··· Dataset extract
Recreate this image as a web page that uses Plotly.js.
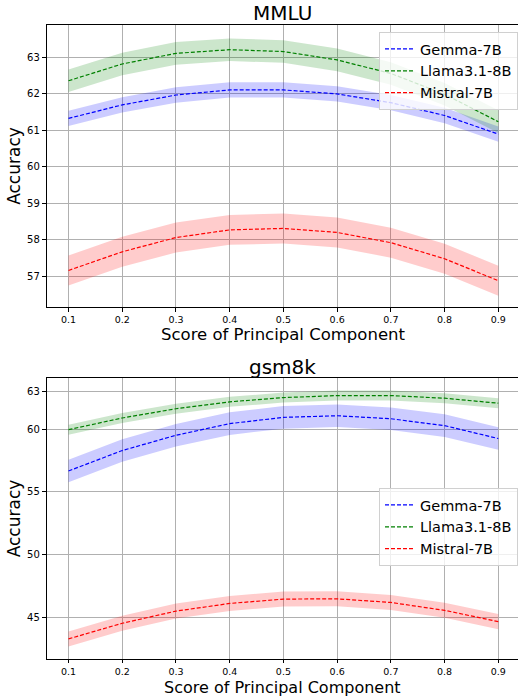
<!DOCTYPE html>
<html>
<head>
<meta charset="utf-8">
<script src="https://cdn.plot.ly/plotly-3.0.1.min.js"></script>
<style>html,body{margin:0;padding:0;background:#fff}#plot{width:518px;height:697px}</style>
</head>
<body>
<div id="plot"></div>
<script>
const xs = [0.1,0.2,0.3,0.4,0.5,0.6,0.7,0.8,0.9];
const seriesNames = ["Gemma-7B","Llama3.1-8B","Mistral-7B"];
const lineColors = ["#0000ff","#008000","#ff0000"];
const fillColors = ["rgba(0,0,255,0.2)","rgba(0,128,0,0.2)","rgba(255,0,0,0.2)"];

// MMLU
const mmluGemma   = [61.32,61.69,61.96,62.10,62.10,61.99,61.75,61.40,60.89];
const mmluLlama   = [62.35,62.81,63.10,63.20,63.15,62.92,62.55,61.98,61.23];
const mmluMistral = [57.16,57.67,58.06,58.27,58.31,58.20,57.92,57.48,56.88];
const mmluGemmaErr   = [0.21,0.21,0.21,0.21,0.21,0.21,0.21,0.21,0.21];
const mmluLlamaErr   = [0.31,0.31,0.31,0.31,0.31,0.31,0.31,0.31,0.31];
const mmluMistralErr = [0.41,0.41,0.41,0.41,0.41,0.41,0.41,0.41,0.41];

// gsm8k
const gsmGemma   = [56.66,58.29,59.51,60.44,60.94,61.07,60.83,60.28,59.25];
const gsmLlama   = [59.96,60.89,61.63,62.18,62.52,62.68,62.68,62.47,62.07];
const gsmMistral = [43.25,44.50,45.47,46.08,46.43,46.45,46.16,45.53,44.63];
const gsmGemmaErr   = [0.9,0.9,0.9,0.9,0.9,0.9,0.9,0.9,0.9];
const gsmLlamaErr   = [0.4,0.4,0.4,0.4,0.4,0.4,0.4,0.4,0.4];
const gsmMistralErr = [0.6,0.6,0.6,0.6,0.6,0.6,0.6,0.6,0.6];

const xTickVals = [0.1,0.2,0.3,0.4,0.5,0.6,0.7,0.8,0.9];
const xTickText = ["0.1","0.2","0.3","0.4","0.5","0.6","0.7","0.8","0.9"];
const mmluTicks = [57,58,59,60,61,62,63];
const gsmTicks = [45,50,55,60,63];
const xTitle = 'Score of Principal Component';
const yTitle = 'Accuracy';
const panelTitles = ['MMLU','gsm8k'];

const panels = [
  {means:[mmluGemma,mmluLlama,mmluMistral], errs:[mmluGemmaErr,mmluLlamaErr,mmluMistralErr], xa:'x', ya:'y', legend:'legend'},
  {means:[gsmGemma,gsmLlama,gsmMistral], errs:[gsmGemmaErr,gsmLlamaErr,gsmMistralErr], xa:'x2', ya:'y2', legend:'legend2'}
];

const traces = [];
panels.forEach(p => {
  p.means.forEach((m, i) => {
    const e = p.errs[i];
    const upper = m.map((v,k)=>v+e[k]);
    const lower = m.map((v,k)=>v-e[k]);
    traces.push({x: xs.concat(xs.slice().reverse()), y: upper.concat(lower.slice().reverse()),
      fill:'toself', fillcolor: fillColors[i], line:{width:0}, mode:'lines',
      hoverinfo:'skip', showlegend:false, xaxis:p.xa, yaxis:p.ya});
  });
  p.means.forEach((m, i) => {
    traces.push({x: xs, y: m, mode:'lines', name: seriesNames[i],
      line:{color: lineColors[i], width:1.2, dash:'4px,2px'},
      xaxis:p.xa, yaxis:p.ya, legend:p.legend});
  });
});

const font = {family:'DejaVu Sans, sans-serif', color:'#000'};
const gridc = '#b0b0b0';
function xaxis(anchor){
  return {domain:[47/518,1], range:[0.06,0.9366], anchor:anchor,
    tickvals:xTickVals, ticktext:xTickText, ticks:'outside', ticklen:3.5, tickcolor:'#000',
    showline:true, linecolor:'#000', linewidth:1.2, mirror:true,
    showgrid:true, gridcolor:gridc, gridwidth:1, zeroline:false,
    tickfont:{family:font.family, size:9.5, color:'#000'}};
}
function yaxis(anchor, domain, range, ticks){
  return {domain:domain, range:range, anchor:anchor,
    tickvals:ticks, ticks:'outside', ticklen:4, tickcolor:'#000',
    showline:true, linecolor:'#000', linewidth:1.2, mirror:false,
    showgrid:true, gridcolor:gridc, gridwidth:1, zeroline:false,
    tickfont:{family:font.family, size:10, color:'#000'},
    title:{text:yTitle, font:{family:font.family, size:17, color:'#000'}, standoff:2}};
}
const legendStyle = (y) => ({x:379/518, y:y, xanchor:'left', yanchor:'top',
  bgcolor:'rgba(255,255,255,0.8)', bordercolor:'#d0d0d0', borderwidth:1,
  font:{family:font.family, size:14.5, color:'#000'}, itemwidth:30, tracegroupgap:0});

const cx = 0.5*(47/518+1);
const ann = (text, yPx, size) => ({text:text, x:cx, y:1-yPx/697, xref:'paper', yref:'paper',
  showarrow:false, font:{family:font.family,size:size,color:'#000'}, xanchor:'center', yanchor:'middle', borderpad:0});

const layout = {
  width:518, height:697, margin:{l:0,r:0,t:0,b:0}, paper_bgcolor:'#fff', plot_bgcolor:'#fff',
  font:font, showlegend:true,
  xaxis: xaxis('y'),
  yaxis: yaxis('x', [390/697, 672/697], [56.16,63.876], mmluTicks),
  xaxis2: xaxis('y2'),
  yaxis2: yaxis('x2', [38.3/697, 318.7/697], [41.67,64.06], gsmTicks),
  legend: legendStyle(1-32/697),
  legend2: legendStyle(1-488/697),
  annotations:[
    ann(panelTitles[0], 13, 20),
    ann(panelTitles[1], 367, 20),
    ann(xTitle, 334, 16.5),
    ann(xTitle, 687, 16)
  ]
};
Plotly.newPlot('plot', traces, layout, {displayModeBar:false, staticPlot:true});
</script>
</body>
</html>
······
__What the exercise asks__
Pictures stay out. Print the data exactly, from its first line through the line containing "const gsmMistralErr = [0.6,0.6,0.6,0.6,0.6,0.6,0.6,0.6,0.6];".

__Exercise result__
Recreate this image as a web page that uses Plotly.js.
<!DOCTYPE html>
<html>
<head>
<meta charset="utf-8">
<script src="https://cdn.plot.ly/plotly-3.0.1.min.js"></script>
<style>html,body{margin:0;padding:0;background:#fff}#plot{width:518px;height:697px}</style>
</head>
<body>
<div id="plot"></div>
<script>
const xs = [0.1,0.2,0.3,0.4,0.5,0.6,0.7,0.8,0.9];
const seriesNames = ["Gemma-7B","Llama3.1-8B","Mistral-7B"];
const lineColors = ["#0000ff","#008000","#ff0000"];
const fillColors = ["rgba(0,0,255,0.2)","rgba(0,128,0,0.2)","rgba(255,0,0,0.2)"];

// MMLU
const mmluGemma   = [61.32,61.69,61.96,62.10,62.10,61.99,61.75,61.40,60.89];
const mmluLlama   = [62.35,62.81,63.10,63.20,63.15,62.92,62.55,61.98,61.23];
const mmluMistral = [57.16,57.67,58.06,58.27,58.31,58.20,57.92,57.48,56.88];
const mmluGemmaErr   = [0.21,0.21,0.21,0.21,0.21,0.21,0.21,0.21,0.21];
const mmluLlamaErr   = [0.31,0.31,0.31,0.31,0.31,0.31,0.31,0.31,0.31];
const mmluMistralErr = [0.41,0.41,0.41,0.41,0.41,0.41,0.41,0.41,0.41];

// gsm8k
const gsmGemma   = [56.66,58.29,59.51,60.44,60.94,61.07,60.83,60.28,59.25];
const gsmLlama   = [59.96,60.89,61.63,62.18,62.52,62.68,62.68,62.47,62.07];
const gsmMistral = [43.25,44.50,45.47,46.08,46.43,46.45,46.16,45.53,44.63];
const gsmGemmaErr   = [0.9,0.9,0.9,0.9,0.9,0.9,0.9,0.9,0.9];
const gsmLlamaErr   = [0.4,0.4,0.4,0.4,0.4,0.4,0.4,0.4,0.4];
const gsmMistralErr = [0.6,0.6,0.6,0.6,0.6,0.6,0.6,0.6,0.6];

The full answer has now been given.